Source code of charts »
◇ ◇ ◇
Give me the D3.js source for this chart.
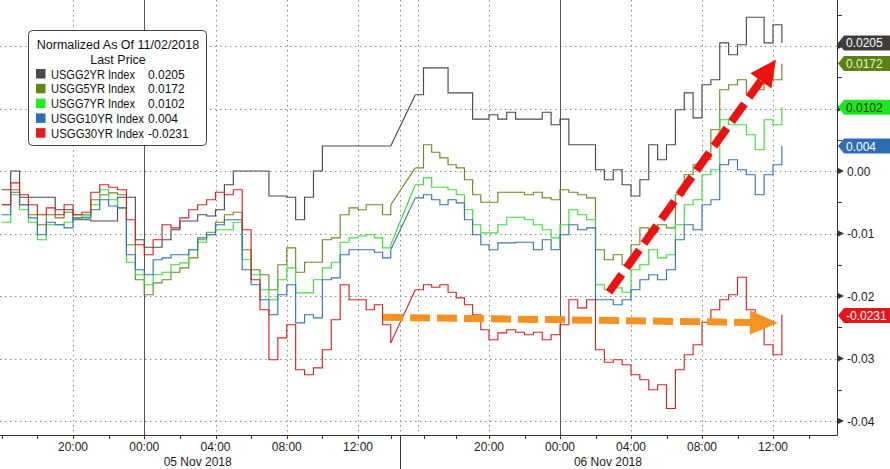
<!DOCTYPE html>
<html><head><meta charset="utf-8">
<script src="https://cdn.jsdelivr.net/npm/d3@7"></script>
<style>
body{margin:0;background:#fff}
svg{display:block}
text{font-family:"Liberation Sans",Arial,sans-serif}
</style>
</head><body>
<svg id="chart" width="890" height="469"></svg>
<script>
// sample times: hours since 16:00, 04 Nov 2018 (half-hour samples)
const times = d3.range(0, 44.51, 0.5);

const usgg2yr = [
-0.0030,0.0000,-0.0042,-0.0042,-0.0042,-0.0042,-0.0062,-0.0062,-0.0078,-0.0078,
-0.0080,-0.0080,-0.0080,-0.0042,-0.0042,-0.0110,-0.0122,-0.0122,-0.0110,-0.0094,
-0.0080,-0.0080,-0.0070,-0.0072,-0.0062,-0.0022,0.0000,0.0000,0.0000,0.0000,
-0.0040,-0.0040,-0.0042,-0.0078,-0.0042,0.0000,0.0040,0.0040,0.0040,0.0040,
0.0040,0.0040,0.0040,0.0040,0.0040,null,null,0.0122,0.0165,0.0165,
0.0165,0.0125,0.0125,0.0125,0.0083,0.0083,0.0090,0.0083,0.0094,0.0083,
0.0083,0.0083,0.0094,0.0074,0.0083,0.0042,0.0042,0.0042,0.0002,-0.0014,
0.0002,-0.0022,-0.0040,-0.0014,0.0042,0.0018,0.0042,0.0098,0.0125,0.0085,
0.0138,0.0146,0.0205,0.0186,0.0202,0.0246,0.0246,0.0205,0.0234,0.0205];

const usgg5yr = [
-0.0054,-0.0030,-0.0054,-0.0070,-0.0086,-0.0070,-0.0075,-0.0066,-0.0070,-0.0070,
-0.0046,-0.0038,-0.0035,-0.0038,-0.0118,-0.0174,-0.0198,-0.0179,-0.0174,-0.0162,
-0.0155,-0.0139,-0.0110,-0.0098,-0.0082,-0.0070,-0.0066,-0.0126,-0.0158,-0.0166,
-0.0190,-0.0150,-0.0123,-0.0162,-0.0146,-0.0146,-0.0110,-0.0107,-0.0070,-0.0059,
-0.0062,-0.0054,-0.0054,-0.0070,-0.0054,null,null,0.0005,0.0042,0.0030,
0.0021,0.0010,0.0005,-0.0014,-0.0038,-0.0050,-0.0050,-0.0034,-0.0034,-0.0034,
-0.0038,-0.0034,-0.0043,-0.0046,-0.0030,-0.0034,-0.0038,-0.0043,-0.0126,-0.0142,
-0.0134,-0.0150,-0.0118,-0.0091,-0.0098,-0.0086,-0.0091,-0.0038,-0.0006,0.0010,
0.0018,0.0066,0.0130,0.0138,0.0146,0.0122,0.0130,0.0154,0.0146,0.0172];

const usgg7yr = [
-0.0082,-0.0038,-0.0062,-0.0082,-0.0110,-0.0086,-0.0086,-0.0082,-0.0075,-0.0072,
-0.0054,-0.0030,-0.0046,-0.0059,-0.0146,-0.0166,-0.0182,-0.0166,-0.0162,-0.0150,
-0.0147,-0.0126,-0.0114,-0.0102,-0.0094,-0.0094,-0.0082,-0.0142,-0.0166,-0.0190,
-0.0206,-0.0174,-0.0155,-0.0195,-0.0195,-0.0174,-0.0155,-0.0146,-0.0114,-0.0107,
-0.0104,-0.0102,-0.0107,-0.0123,-0.0118,null,null,-0.0022,-0.0011,-0.0026,
-0.0026,-0.0030,-0.0038,-0.0062,-0.0086,-0.0099,-0.0099,-0.0086,-0.0074,-0.0074,
-0.0078,-0.0086,-0.0094,-0.0107,-0.0086,-0.0062,-0.0070,-0.0078,-0.0182,-0.0190,
-0.0187,-0.0194,-0.0158,-0.0150,-0.0126,-0.0139,-0.0134,-0.0086,-0.0054,-0.0046,
-0.0006,0.0002,0.0082,0.0074,0.0074,0.0058,0.0034,0.0082,0.0074,0.0102];

const usgg10yr = [
-0.0070,-0.0034,-0.0054,-0.0075,-0.0102,-0.0082,-0.0086,-0.0091,-0.0075,-0.0075,
-0.0062,-0.0046,-0.0056,-0.0059,-0.0134,-0.0158,-0.0166,-0.0142,-0.0139,-0.0134,
-0.0134,-0.0126,-0.0107,-0.0102,-0.0086,-0.0078,-0.0078,-0.0158,-0.0182,-0.0206,
-0.0230,-0.0198,-0.0182,-0.0243,-0.0230,-0.0235,-0.0174,-0.0171,-0.0134,-0.0126,
-0.0126,-0.0126,-0.0130,-0.0139,-0.0126,null,null,-0.0043,-0.0038,-0.0046,
-0.0054,-0.0046,-0.0051,-0.0078,-0.0102,-0.0118,-0.0126,-0.0115,-0.0115,-0.0114,
-0.0114,-0.0126,-0.0110,-0.0126,-0.0102,-0.0086,-0.0094,-0.0091,-0.0206,-0.0206,
-0.0214,-0.0206,-0.0190,-0.0174,-0.0166,-0.0174,-0.0158,-0.0110,-0.0086,-0.0094,
-0.0054,-0.0046,0.0010,0.0018,0.0002,-0.0006,-0.0038,-0.0006,0.0010,0.0040];

const usgg30yr = [
-0.0054,-0.0019,-0.0038,-0.0054,-0.0070,-0.0059,-0.0070,-0.0054,-0.0070,-0.0066,
-0.0034,-0.0022,-0.0026,-0.0030,-0.0078,-0.0118,-0.0134,-0.0110,-0.0086,-0.0091,
-0.0075,-0.0062,-0.0054,-0.0046,-0.0034,-0.0038,-0.0030,-0.0094,-0.0174,-0.0222,
-0.0302,-0.0267,-0.0246,-0.0318,-0.0326,-0.0315,-0.0286,-0.0238,-0.0182,-0.0206,
-0.0206,-0.0222,-0.0214,-0.0246,-0.0275,null,null,-0.0190,-0.0182,-0.0186,
-0.0182,-0.0194,-0.0203,-0.0214,-0.0230,-0.0254,-0.0270,-0.0259,-0.0254,-0.0258,
-0.0262,-0.0258,-0.0270,-0.0262,-0.0246,-0.0206,-0.0219,-0.0206,-0.0286,-0.0306,
-0.0302,-0.0310,-0.0326,-0.0334,-0.0350,-0.0342,-0.0380,-0.0318,-0.0294,-0.0278,
-0.0242,-0.0222,-0.0206,-0.0198,-0.0170,-0.0222,-0.0246,-0.0278,-0.0294,-0.0230];

const seriesNames = ["USGG2YR Index","USGG5YR Index","USGG7YR Index","USGG10YR Index","USGG30YR Index"];
const lastPrices = ["0.0205","0.0172","0.0102","0.004","-0.0231"];
const lastValues = [0.0205,0.0172,0.0102,0.004,-0.0231];
const legendTitle = ["Normalized As Of 11/02/2018","Last Price"];

const timeTicks = [4,8,12,16,20,28,32,36,40,44];
const timeTickLabels = ["20:00","00:00","04:00","08:00","12:00","20:00","00:00","04:00","08:00","12:00"];
const minorTimeTicks = [0,2,4,6,8,10,12,14,16,18,20,22,24,26,28,30,32,34,36,38,40,42,44,46];
const dayBreaks = [8,32];
const sessionBreaks = [22.56,23.66];
const dateLabels = ["05 Nov 2018","06 Nov 2018"];
const dateLabelTimes = [11.0,34.7];
const yTicks = [0.02,0.01,0,-0.01,-0.02,-0.03,-0.04];
const yLabelTicks = [0,-0.01,-0.02,-0.03,-0.04];
const yTickLabels = ["0.00","-0.01","-0.02","-0.03","-0.04"];
const yMinorTicks = [0.025,0.015,0.005,-0.005,-0.015,-0.025,-0.035];

// annotation arrows (time in hours, value)
const upArrow = {from:[34.76,-0.0194], to:[44.17,0.0178]};
const flatArrow = {from:[21.53,-0.0234], to:[44.28,-0.0243]};

const lineColors = ["#4b4b4b","#6a8c1e","#3ade3a","#3a74b0","#d82323"];
const swatchColors = ["#4a4a4a","#5d8a14","#1fee1f","#2e6db4","#e51a1a"];
const tagFill = ["#3d3d3d","#5a8216","#20e620","#2f6db2","#e8141c"];
const tagText = ["#ffffff","#e2f7c4","#063806","#ffffff","#ffffff"];

const svg = d3.select("#chart");
const plotRight = 837, plotBottom = 435;

const x = d3.scaleLinear().domain([4,20,28,44]).range([73,358,489,773]);
const y = d3.scaleLinear().domain([0,-0.04]).range([171,421]);

// gridlines
const grid = svg.append("g");
grid.selectAll("line.h").data(yTicks).join("line")
  .attr("x1",0).attr("x2",plotRight)
  .attr("y1",d=>Math.round(y(d))+0.5).attr("y2",d=>Math.round(y(d))+0.5)
  .attr("stroke","#8a8a8a").attr("stroke-width",1).attr("stroke-dasharray","1.5,3.5");
grid.selectAll("line.v").data(timeTicks.filter(t=>!dayBreaks.includes(t)).concat(sessionBreaks)).join("line")
  .attr("x1",d=>Math.round(x(d))+0.5).attr("x2",d=>Math.round(x(d))+0.5)
  .attr("y1",0).attr("y2",plotBottom)
  .attr("stroke","#8a8a8a").attr("stroke-width",1).attr("stroke-dasharray","1.5,3.5");
grid.selectAll("line.d").data(dayBreaks).join("line")
  .attr("x1",d=>Math.round(x(d))+0.5).attr("x2",d=>Math.round(x(d))+0.5)
  .attr("y1",0).attr("y2",plotBottom)
  .attr("stroke","#555").attr("stroke-width",1);

// series
const allSeries = [usgg2yr,usgg5yr,usgg7yr,usgg10yr,usgg30yr];
const lineGen = d3.line().defined(d=>d[1]!=null).x(d=>x(d[0])).y(d=>y(d[1])).curve(d3.curveStepAfter);
const gapGen = d3.line().x(d=>x(d[0])).y(d=>y(d[1]));
allSeries.forEach((vals,si)=>{
  const pts = times.map((t,i)=>[t,vals[i]]);
  svg.append("path").attr("d",lineGen(pts)).attr("fill","none")
    .attr("stroke",lineColors[si]).attr("stroke-width",1.15);
  // straight connectors across missing data
  for(let i=1;i<pts.length;i++){
    if(pts[i][1]==null && pts[i-1][1]!=null){
      let j=i; while(j<pts.length && pts[j][1]==null) j++;
      if(j<pts.length){
        svg.append("path").attr("d",gapGen([pts[i-1],pts[j]])).attr("fill","none")
          .attr("stroke",lineColors[si]).attr("stroke-width",1.15);
      }
    }
  }
});

// annotation arrows
function drawArrow(a,color,dash,width,headLen,headHalf){
  const x0=x(a.from[0]),y0=y(a.from[1]),x1=x(a.to[0]),y1=y(a.to[1]);
  const dx=x1-x0,dy=y1-y0,L=Math.hypot(dx,dy),ux=dx/L,uy=dy/L;
  const bx=x1-ux*headLen,by=y1-uy*headLen;
  svg.append("line").attr("x1",x0).attr("y1",y0).attr("x2",bx).attr("y2",by)
    .attr("stroke",color).attr("stroke-width",width).attr("stroke-dasharray",dash);
  svg.append("polygon").attr("points",[[x1,y1],[bx-uy*headHalf,by+ux*headHalf],[bx+uy*headHalf,by-ux*headHalf]].map(p=>p.join(",")).join(" "))
    .attr("fill",color);
}
drawArrow(flatArrow,"#f7911f","20,7",7,28,12);
drawArrow(upArrow,"#ee1111","22,8",8,26,13);

// legend
const lg = svg.append("g");
lg.append("rect").attr("x",28.5).attr("y",30.5).attr("width",178).attr("height",115).attr("rx",4)
  .attr("fill","#fff").attr("stroke","#444").attr("stroke-width",1);
lg.selectAll("text.t").data(legendTitle).join("text")
  .attr("x",118).attr("y",(d,i)=>49+i*15).attr("text-anchor","middle")
  .attr("font-size",12.5).attr("fill","#111").text(d=>d);
seriesNames.forEach((n,i)=>{
  const cy = 74+i*14.8;
  lg.append("rect").attr("x",36).attr("y",cy-5).attr("width",9.5).attr("height",9.5).attr("fill",swatchColors[i]);
  lg.append("text").attr("x",51).attr("y",cy+4.5).attr("font-size",12).attr("fill","#111")
    .attr("textLength",n.length>13?93:84).attr("lengthAdjust","spacingAndGlyphs").text(n);
  lg.append("text").attr("x",148).attr("y",cy+4.5).attr("font-size",12).attr("fill","#111").text(lastPrices[i]);
});

// axes
const ax = svg.append("g");
ax.append("line").attr("x1",0).attr("x2",plotRight+0.5).attr("y1",plotBottom+0.5).attr("y2",plotBottom+0.5).attr("stroke","#333");
ax.append("line").attr("x1",plotRight+0.5).attr("x2",plotRight+0.5).attr("y1",0).attr("y2",plotBottom+0.5).attr("stroke","#333");
ax.selectAll("line.mt").data(minorTimeTicks).join("line")
  .attr("x1",d=>Math.round(x(d))+0.5).attr("x2",d=>Math.round(x(d))+0.5)
  .attr("y1",plotBottom).attr("y2",plotBottom+4).attr("stroke","#333");
ax.selectAll("line.sep").data([sessionBreaks[0]]).join("line")
  .attr("x1",d=>Math.round(x(d))+0.5).attr("x2",d=>Math.round(x(d))+0.5)
  .attr("y1",plotBottom).attr("y2",469).attr("stroke","#333");
ax.selectAll("text.tl").data(timeTicks).join("text")
  .attr("x",d=>x(d)).attr("y",451).attr("text-anchor","middle").attr("font-size",12).attr("fill","#222")
  .text((d,i)=>timeTickLabels[i]);
ax.selectAll("text.dl").data(dateLabelTimes).join("text")
  .attr("x",d=>x(d)).attr("y",466).attr("text-anchor","middle").attr("font-size",12).attr("fill","#222")
  .text((d,i)=>dateLabels[i]);
// right axis ticks
ax.selectAll("line.ym").data(yMinorTicks).join("line")
  .attr("x1",plotRight).attr("x2",plotRight+5)
  .attr("y1",d=>Math.round(y(d))+0.5).attr("y2",d=>Math.round(y(d))+0.5).attr("stroke","#333");
ax.selectAll("polygon.yt").data(yTicks).join("polygon")
  .attr("points",d=>{const yy=y(d);return `${plotRight+1},${yy-3} ${plotRight+7},${yy} ${plotRight+1},${yy+3}`;})
  .attr("fill","#333");
ax.selectAll("text.yl").data(yLabelTicks).join("text")
  .attr("x",plotRight+10).attr("y",d=>y(d)+4.5).attr("font-size",12).attr("fill","#222")
  .text((d,i)=>yTickLabels[i]);

// last-value tags
lastValues.forEach((v,i)=>{
  const yy=y(v);
  svg.append("polygon").attr("points",
    `${plotRight+1},${yy} ${plotRight+7},${yy-7.5} 892,${yy-7.5} 892,${yy+7.5} ${plotRight+7},${yy+7.5}`)
    .attr("fill",tagFill[i]);
  svg.append("text").attr("x",plotRight+9).attr("y",yy+4.5).attr("font-size",12).attr("fill",tagText[i]).text(lastPrices[i]);
});
</script>
</body></html>
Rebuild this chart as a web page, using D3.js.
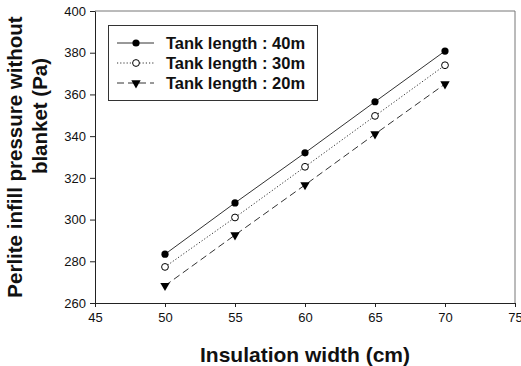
◇ ◇ ◇
AIM OF THE TASK »
Take the lines from the start of the material to the line with "const times = d3.range(0, 44.51, 0.5);", both included, and transcribe them exactly without the pictures.

RESPONSE TO THE TASK »
Give me the D3.js source for this chart.
<!DOCTYPE html>
<html><head><meta charset="utf-8">
<script src="https://cdn.jsdelivr.net/npm/d3@7"></script>
<style>
body{margin:0;background:#fff}
svg{display:block}
text{font-family:"Liberation Sans",Arial,sans-serif}
</style>
</head><body>
<svg id="chart" width="890" height="469"></svg>
<script>
// sample times: hours since 16:00, 04 Nov 2018 (half-hour samples)
const times = d3.range(0, 44.51, 0.5);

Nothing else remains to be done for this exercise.